#### [YOUR INSTRUCTIONS]
Quote every line of the material beneath this one.

(begin)

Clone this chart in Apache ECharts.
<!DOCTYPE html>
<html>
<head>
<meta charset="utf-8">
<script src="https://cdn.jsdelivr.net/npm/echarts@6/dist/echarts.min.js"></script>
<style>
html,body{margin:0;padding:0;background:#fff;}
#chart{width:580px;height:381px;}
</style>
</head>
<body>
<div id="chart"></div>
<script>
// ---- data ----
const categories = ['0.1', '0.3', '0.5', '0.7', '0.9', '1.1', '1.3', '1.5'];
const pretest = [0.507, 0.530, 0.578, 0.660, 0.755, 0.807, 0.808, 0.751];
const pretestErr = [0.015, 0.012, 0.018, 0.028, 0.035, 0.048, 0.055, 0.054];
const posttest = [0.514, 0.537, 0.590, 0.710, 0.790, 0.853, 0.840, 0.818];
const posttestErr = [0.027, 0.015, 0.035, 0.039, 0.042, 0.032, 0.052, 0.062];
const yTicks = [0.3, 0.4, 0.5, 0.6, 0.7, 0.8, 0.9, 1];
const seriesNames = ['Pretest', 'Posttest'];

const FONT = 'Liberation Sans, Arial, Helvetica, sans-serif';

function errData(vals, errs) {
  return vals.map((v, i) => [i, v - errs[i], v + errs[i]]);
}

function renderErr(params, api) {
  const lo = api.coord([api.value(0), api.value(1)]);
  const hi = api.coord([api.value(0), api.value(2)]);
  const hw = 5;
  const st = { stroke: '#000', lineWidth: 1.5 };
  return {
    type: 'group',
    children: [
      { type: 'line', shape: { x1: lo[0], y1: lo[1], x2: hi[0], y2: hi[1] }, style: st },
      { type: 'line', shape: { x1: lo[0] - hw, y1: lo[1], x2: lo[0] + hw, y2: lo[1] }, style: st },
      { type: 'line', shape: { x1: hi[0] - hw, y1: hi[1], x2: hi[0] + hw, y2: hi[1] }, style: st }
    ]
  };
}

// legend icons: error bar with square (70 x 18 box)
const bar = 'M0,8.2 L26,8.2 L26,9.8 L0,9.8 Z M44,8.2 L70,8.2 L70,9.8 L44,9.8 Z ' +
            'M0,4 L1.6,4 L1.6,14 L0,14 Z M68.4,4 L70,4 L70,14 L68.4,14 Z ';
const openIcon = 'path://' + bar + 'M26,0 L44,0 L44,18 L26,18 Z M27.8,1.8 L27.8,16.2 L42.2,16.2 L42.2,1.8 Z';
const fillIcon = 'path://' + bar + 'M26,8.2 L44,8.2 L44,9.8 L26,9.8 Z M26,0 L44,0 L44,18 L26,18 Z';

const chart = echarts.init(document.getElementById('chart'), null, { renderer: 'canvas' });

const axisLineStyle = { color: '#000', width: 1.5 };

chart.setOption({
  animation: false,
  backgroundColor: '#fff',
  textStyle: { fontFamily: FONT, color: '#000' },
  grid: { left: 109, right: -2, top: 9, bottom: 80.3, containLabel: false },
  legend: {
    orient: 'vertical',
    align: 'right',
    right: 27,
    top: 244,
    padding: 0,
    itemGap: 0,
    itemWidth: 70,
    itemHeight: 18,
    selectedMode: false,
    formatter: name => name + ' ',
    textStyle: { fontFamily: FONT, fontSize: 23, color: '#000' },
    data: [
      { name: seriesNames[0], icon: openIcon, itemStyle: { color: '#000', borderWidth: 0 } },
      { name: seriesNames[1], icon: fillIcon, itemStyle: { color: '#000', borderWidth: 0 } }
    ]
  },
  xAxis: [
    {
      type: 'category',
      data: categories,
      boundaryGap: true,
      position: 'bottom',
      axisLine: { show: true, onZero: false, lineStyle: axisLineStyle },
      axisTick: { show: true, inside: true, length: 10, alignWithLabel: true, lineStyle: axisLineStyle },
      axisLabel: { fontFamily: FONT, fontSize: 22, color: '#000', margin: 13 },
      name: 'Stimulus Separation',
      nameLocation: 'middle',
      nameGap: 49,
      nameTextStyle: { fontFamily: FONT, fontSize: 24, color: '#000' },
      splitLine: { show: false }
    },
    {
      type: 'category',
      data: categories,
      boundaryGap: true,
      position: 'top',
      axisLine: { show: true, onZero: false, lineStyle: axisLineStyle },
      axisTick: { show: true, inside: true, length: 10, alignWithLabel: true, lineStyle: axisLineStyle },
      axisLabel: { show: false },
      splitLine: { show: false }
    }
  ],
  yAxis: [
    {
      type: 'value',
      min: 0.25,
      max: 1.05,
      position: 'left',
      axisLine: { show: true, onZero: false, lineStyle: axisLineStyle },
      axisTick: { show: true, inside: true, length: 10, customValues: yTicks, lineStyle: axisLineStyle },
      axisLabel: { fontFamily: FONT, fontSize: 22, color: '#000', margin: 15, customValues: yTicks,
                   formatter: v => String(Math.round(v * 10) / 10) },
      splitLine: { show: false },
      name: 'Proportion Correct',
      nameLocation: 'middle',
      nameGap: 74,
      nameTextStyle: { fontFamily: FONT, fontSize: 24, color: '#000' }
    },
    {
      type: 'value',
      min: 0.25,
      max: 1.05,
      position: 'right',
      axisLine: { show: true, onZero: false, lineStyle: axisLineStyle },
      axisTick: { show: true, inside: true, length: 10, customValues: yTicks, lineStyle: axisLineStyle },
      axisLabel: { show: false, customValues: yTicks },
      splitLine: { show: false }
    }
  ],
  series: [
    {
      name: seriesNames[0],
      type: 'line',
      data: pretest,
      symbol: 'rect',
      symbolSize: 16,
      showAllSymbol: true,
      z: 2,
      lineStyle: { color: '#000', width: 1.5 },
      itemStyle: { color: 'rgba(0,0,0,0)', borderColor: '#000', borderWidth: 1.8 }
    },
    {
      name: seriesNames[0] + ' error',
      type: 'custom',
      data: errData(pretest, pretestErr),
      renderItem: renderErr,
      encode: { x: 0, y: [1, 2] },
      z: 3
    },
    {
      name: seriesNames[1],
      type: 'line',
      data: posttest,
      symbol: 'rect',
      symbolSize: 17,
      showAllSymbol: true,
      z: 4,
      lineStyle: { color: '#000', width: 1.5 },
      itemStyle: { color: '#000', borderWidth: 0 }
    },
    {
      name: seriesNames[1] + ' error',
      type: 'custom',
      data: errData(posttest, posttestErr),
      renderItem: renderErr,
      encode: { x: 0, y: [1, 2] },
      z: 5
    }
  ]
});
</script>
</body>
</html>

(end)

#### [ANSWER FOR THE TASK]
Clone this chart in Apache ECharts.
<!DOCTYPE html>
<html>
<head>
<meta charset="utf-8">
<script src="https://cdn.jsdelivr.net/npm/echarts@6/dist/echarts.min.js"></script>
<style>
html,body{margin:0;padding:0;background:#fff;}
#chart{width:580px;height:381px;}
</style>
</head>
<body>
<div id="chart"></div>
<script>
// ---- data ----
const categories = ['0.1', '0.3', '0.5', '0.7', '0.9', '1.1', '1.3', '1.5'];
const pretest = [0.507, 0.530, 0.578, 0.660, 0.755, 0.807, 0.808, 0.751];
const pretestErr = [0.015, 0.012, 0.018, 0.028, 0.035, 0.048, 0.055, 0.054];
const posttest = [0.514, 0.537, 0.590, 0.710, 0.790, 0.853, 0.840, 0.818];
const posttestErr = [0.027, 0.015, 0.035, 0.039, 0.042, 0.032, 0.052, 0.062];
const yTicks = [0.3, 0.4, 0.5, 0.6, 0.7, 0.8, 0.9, 1];
const seriesNames = ['Pretest', 'Posttest'];

const FONT = 'Liberation Sans, Arial, Helvetica, sans-serif';

function errData(vals, errs) {
  return vals.map((v, i) => [i, v - errs[i], v + errs[i]]);
}

function renderErr(params, api) {
  const lo = api.coord([api.value(0), api.value(1)]);
  const hi = api.coord([api.value(0), api.value(2)]);
  const hw = 5;
  const st = { stroke: '#000', lineWidth: 1.5 };
  return {
    type: 'group',
    children: [
      { type: 'line', shape: { x1: lo[0], y1: lo[1], x2: hi[0], y2: hi[1] }, style: st },
      { type: 'line', shape: { x1: lo[0] - hw, y1: lo[1], x2: lo[0] + hw, y2: lo[1] }, style: st },
      { type: 'line', shape: { x1: hi[0] - hw, y1: hi[1], x2: hi[0] + hw, y2: hi[1] }, style: st }
    ]
  };
}

// legend icons: error bar with square (70 x 18 box)
const bar = 'M0,8.2 L26,8.2 L26,9.8 L0,9.8 Z M44,8.2 L70,8.2 L70,9.8 L44,9.8 Z ' +
            'M0,4 L1.6,4 L1.6,14 L0,14 Z M68.4,4 L70,4 L70,14 L68.4,14 Z ';
const openIcon = 'path://' + bar + 'M26,0 L44,0 L44,18 L26,18 Z M27.8,1.8 L27.8,16.2 L42.2,16.2 L42.2,1.8 Z';
const fillIcon = 'path://' + bar + 'M26,8.2 L44,8.2 L44,9.8 L26,9.8 Z M26,0 L44,0 L44,18 L26,18 Z';

const chart = echarts.init(document.getElementById('chart'), null, { renderer: 'canvas' });

const axisLineStyle = { color: '#000', width: 1.5 };

chart.setOption({
  animation: false,
  backgroundColor: '#fff',
  textStyle: { fontFamily: FONT, color: '#000' },
  grid: { left: 109, right: -2, top: 9, bottom: 80.3, containLabel: false },
  legend: {
    orient: 'vertical',
    align: 'right',
    right: 27,
    top: 244,
    padding: 0,
    itemGap: 0,
    itemWidth: 70,
    itemHeight: 18,
    selectedMode: false,
    formatter: name => name + ' ',
    textStyle: { fontFamily: FONT, fontSize: 23, color: '#000' },
    data: [
      { name: seriesNames[0], icon: openIcon, itemStyle: { color: '#000', borderWidth: 0 } },
      { name: seriesNames[1], icon: fillIcon, itemStyle: { color: '#000', borderWidth: 0 } }
    ]
  },
  xAxis: [
    {
      type: 'category',
      data: categories,
      boundaryGap: true,
      position: 'bottom',
      axisLine: { show: true, onZero: false, lineStyle: axisLineStyle },
      axisTick: { show: true, inside: true, length: 10, alignWithLabel: true, lineStyle: axisLineStyle },
      axisLabel: { fontFamily: FONT, fontSize: 22, color: '#000', margin: 13 },
      name: 'Stimulus Separation',
      nameLocation: 'middle',
      nameGap: 49,
      nameTextStyle: { fontFamily: FONT, fontSize: 24, color: '#000' },
      splitLine: { show: false }
    },
    {
      type: 'category',
      data: categories,
      boundaryGap: true,
      position: 'top',
      axisLine: { show: true, onZero: false, lineStyle: axisLineStyle },
      axisTick: { show: true, inside: true, length: 10, alignWithLabel: true, lineStyle: axisLineStyle },
      axisLabel: { show: false },
      splitLine: { show: false }
    }
  ],
  yAxis: [
    {
      type: 'value',
      min: 0.25,
      max: 1.05,
      position: 'left',
      axisLine: { show: true, onZero: false, lineStyle: axisLineStyle },
      axisTick: { show: true, inside: true, length: 10, customValues: yTicks, lineStyle: axisLineStyle },
      axisLabel: { fontFamily: FONT, fontSize: 22, color: '#000', margin: 15, customValues: yTicks,
                   formatter: v => String(Math.round(v * 10) / 10) },
      splitLine: { show: false },
      name: 'Proportion Correct',
      nameLocation: 'middle',
      nameGap: 74,
      nameTextStyle: { fontFamily: FONT, fontSize: 24, color: '#000' }
    },
    {
      type: 'value',
      min: 0.25,
      max: 1.05,
      position: 'right',
      axisLine: { show: true, onZero: false, lineStyle: axisLineStyle },
      axisTick: { show: true, inside: true, length: 10, customValues: yTicks, lineStyle: axisLineStyle },
      axisLabel: { show: false, customValues: yTicks },
      splitLine: { show: false }
    }
  ],
  series: [
    {
      name: seriesNames[0],
      type: 'line',
      data: pretest,
      symbol: 'rect',
      symbolSize: 16,
      showAllSymbol: true,
      z: 2,
      lineStyle: { color: '#000', width: 1.5 },
      itemStyle: { color: 'rgba(0,0,0,0)', borderColor: '#000', borderWidth: 1.8 }
    },
    {
      name: seriesNames[0] + ' error',
      type: 'custom',
      data: errData(pretest, pretestErr),
      renderItem: renderErr,
      encode: { x: 0, y: [1, 2] },
      z: 3
    },
    {
      name: seriesNames[1],
      type: 'line',
      data: posttest,
      symbol: 'rect',
      symbolSize: 17,
      showAllSymbol: true,
      z: 4,
      lineStyle: { color: '#000', width: 1.5 },
      itemStyle: { color: '#000', borderWidth: 0 }
    },
    {
      name: seriesNames[1] + ' error',
      type: 'custom',
      data: errData(posttest, posttestErr),
      renderItem: renderErr,
      encode: { x: 0, y: [1, 2] },
      z: 5
    }
  ]
});
</script>
</body>
</html>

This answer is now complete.